I thought that after two months, you guys all deserved an explanation. Because no, I haven't been kidnapped or fallen into a ditch these last few months or gotten amnesia or anything else that would explain my absence.

In truth... I don't really have a reason for not updating in two (??) months... I guess I just hit a wall in my writing, like a really really bad case of writer's block. I realized just how long this story was (80,000 words!!!) and how I was only halfway through and didn't want to keep working on the same thing forever, and the truth is that... a lot of things have been changing in my life recently. I feel like this is getting too pErsOnaL and I should just shut up and write, but... I'm just trying to be honest here. My life has been crazy recently and it's been difficult to be inspired by the same old thing I guess? Anyways this is a very longwinded and nonsensical explanation and what I'm really trying to say is that I don't have an explanation. Writing just... sucks sometimes. 

So I'm sorry. I'm sorry to those who read my story and care about it (if those people even exist lmao) and I'm sorry that I just randomly stopped being consistent and dropped off the face of the earth.
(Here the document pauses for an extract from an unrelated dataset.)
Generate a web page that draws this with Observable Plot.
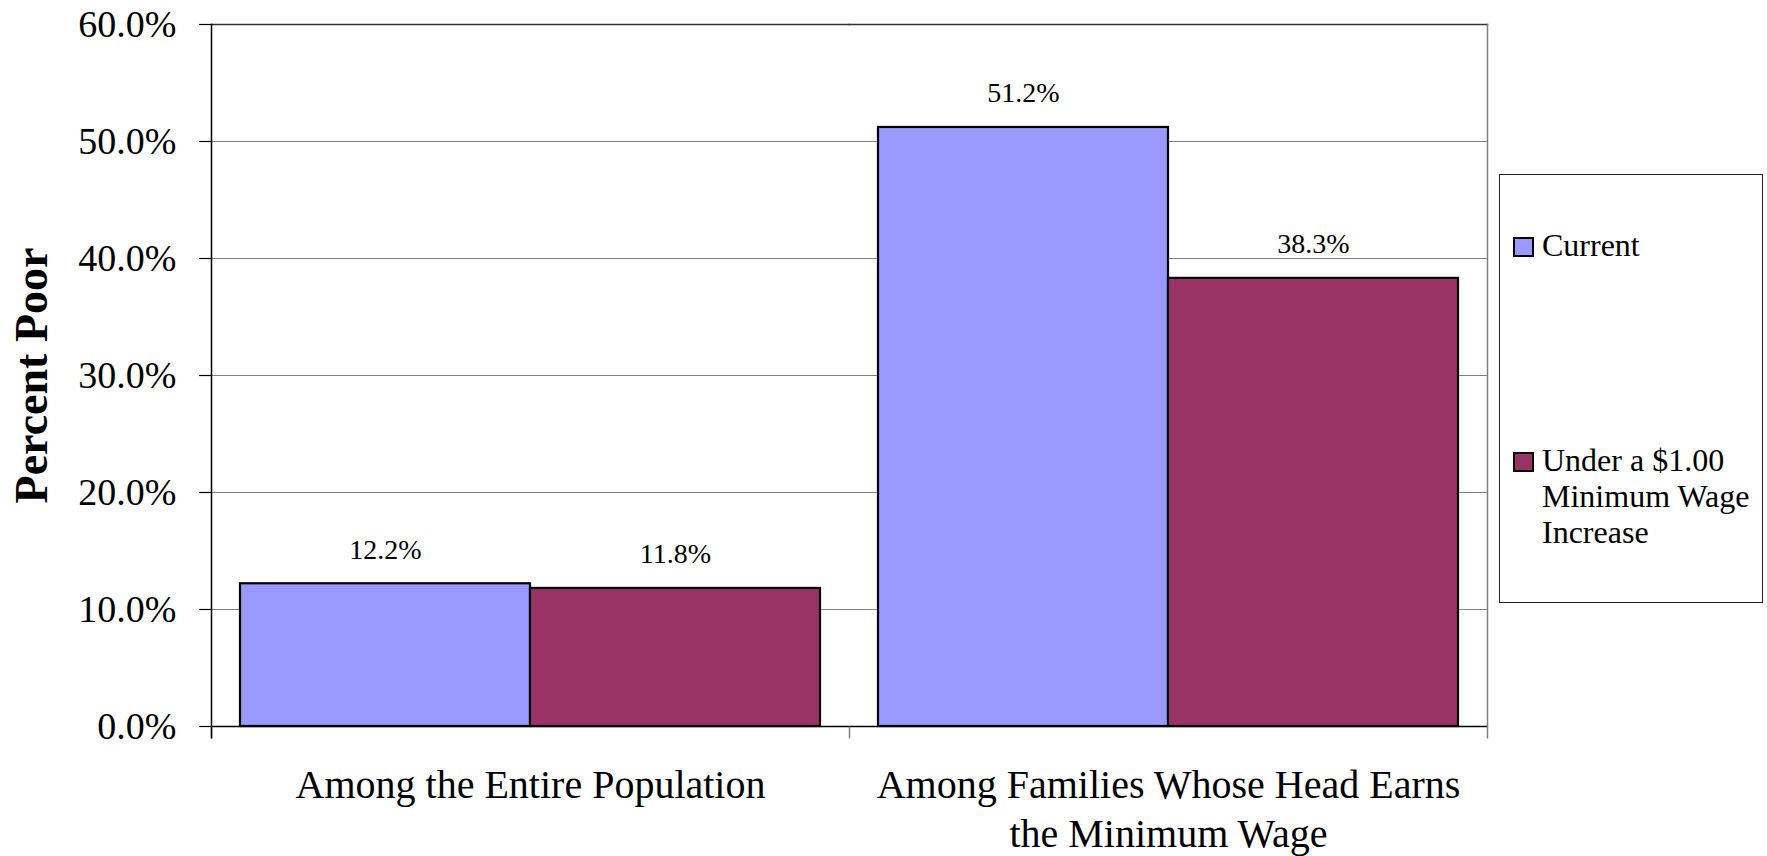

Thank you guys for reading my story and leaving nice comments on it and caring about the plot and things... you don't know how much that means to me. Full disclosure, this entire thing started out as a bit of a joke, but it actually like... means something to me now. And this definitely isn't goodbye because you all deserve some sort of ending, at least. I'm probably going to be writing a couple more chapters just to wrap things up, so apologies if they don't make a ton of sense... the story was supposed to go on for a lot longer and so it'll be difficult to wrap up all the loose ends quickly. Those chapters will be coming to you (hopefully) sometime soon, and maybe... maybe after that, I'll return to the world of Living With The Bad Boy someday, write a real ending for it, or edit whatever mess of a first draft this is. But maybe not. That's okay too. Because I'm currently inspired by other books, want to start other projects outside of my comfort zone and write stories that make me smile and right now... that isn't this.

So thank you for sticking with me all these months. I'll see you soon... and keep an eye out for what I come out with next, because I've had an idea in the works for... a long time now.